I’m going to make a confession right now. Writing a lovable heroine didn’t always come easy for me. I have been taken to task time and time again by my editors and occasionally by my readers because my heroines have not been the nicest people in the world. Oh, they weren’t cruel or vicious or evil. They didn’t deliberately set out to steal or cause trouble or hurt others in the story. But somehow they weren’t all that likeable either, at least not in the first draft. Unlike my heroes, who the readers and I fall in love with right along with the heroine, my heroines could sometimes seem cold and aloof and uncaring. And I had to change that, because along with falling in love with the hero, my readers also have to care about the heroine. They have to like her and root for her and really, really want her to have her happily ever after. Otherwise, why read her story?
So I had to sit down and think. Why were my heroines coming off less than wonderful? Why was I writing them so cold? A part of it was because I wanted my heroines to be very, very strong women. I grew up reading a generation of romance novels in which the women were seldom portrayed as strong. They were young, pretty, and just marking time until a rich, handsome older man came along (or rode up on his steed) and swept her off her feet. Or they let themselves be a doormat, both for the hero and for just about anyone else who cared to use them in that manner. I had a lot of fun reading those books but I would also get aggravated. No way, I would think. Where is her spine? Where is her gumption? Where is her career? Where is the strong woman I want to read about? Where is the strong woman I want to be? My heroines would be different!
And so at first I over-compensated. My heroines were strong and independent all right, but at the same time cold and brilliant and emotionless-or they were until my editor at Candlelight Ecstasy sat down with me and together we looked at my ladies. She took me page by page through the first few novels I wrote for her, patiently pointing out the places where my heroines were cold and needed to be ‘warmed up’. “Don’t make her so perfect,” she said to me. “Put her in a ratty robe and let her have laundry on the sofa. Make her human.” And that went for my heroine’s relationship with the hero. She could be strong, but she has to be loving as well. She has to care about him and it has to show.

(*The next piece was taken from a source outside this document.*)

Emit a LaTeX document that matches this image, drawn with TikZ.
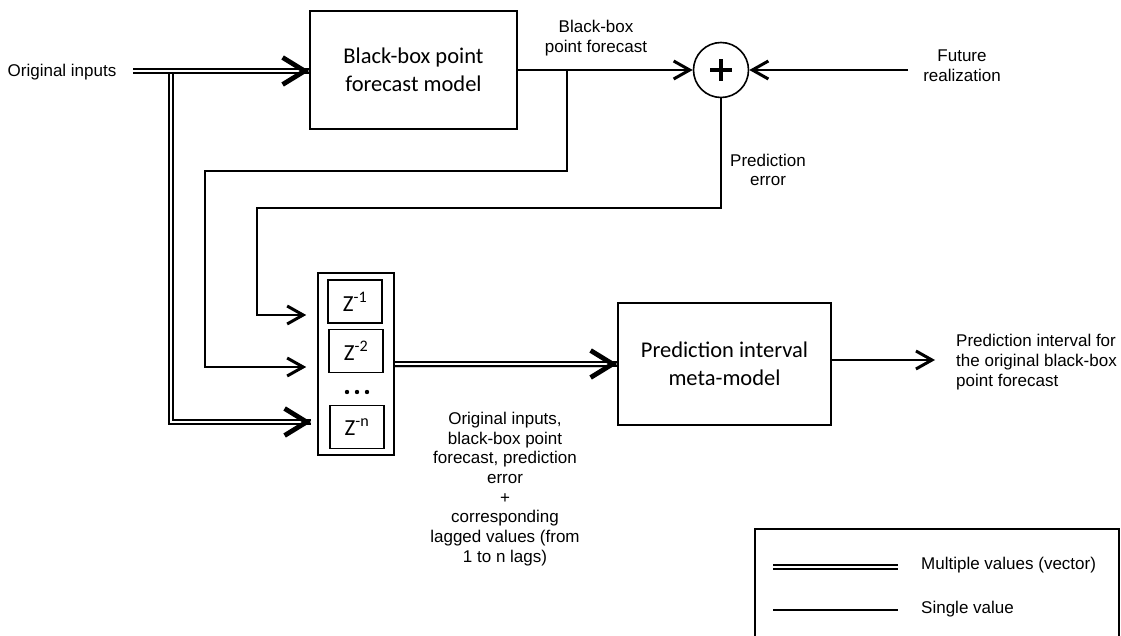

I like to think I paid close attention and learned. But I struggle still. In the first read-through of ‘Solomon’s Choice’, my first book in the Texas Hill Country series, Caroline Stern was very cold, frozen in grief over her dead husband, bitter about the time lost with her child and totally uncompromising in her attitude toward Jack Briscoe, under the circumstances perfectly natural reactions-but not very attractive ones. So, taking the advice of a trusted reader I warmed her up and gave her compassion for Jack, a fellow victim of a cruel plot and the father of her child. I was more careful with my next heroine. Captain Holly Riley, the heroine of ‘Daughter of Valor’, is a wounded warrior who is understandably unhappy with the turn her life has taken, but she has channeled her frustration into helping her wounded warrior friends who are worse off than she, and in spite of her amusing tendency to pop out orders her soldiers and the four year old daughter of the hero adore her. Christi of ‘Welcome Home’ helps paraplegic Tommy Joe adjust to his new life in a wheelchair and Emily Riley of the upcoming novella ‘Unexpected Assets’ is able to look past her hero’s horrible scarring to see the wonderful man within. And what can I say about Angie Baxter, my heroine of the next full-length book in the Texas Hill Country series ‘Never and Always’? This woman stayed with an abusive husband because of her love for her beloved stepson. I made sure that her love for the boy shone from every page of the book.
So what qualities did I finally learn to create in my heroines? These days, they are strong, yes, but I’m also careful to make them caring of the hero and others around them. Caroline shells the pecans in her yard to make Jack pecan pies. Holly buys special pots and pans for one of her warriors so he can get a job as a chef. Angie bakes special cakes for her son. They are less than perfect-I let them get tired and frazzled and frightened and down, but they never let life defeat them. They accept or learn to accept the heroes for who they are, or better yet, help the heroes become better men than they were. And they too grow in the story. They are better women on the last page of the book than they were on the first. And we love them for it.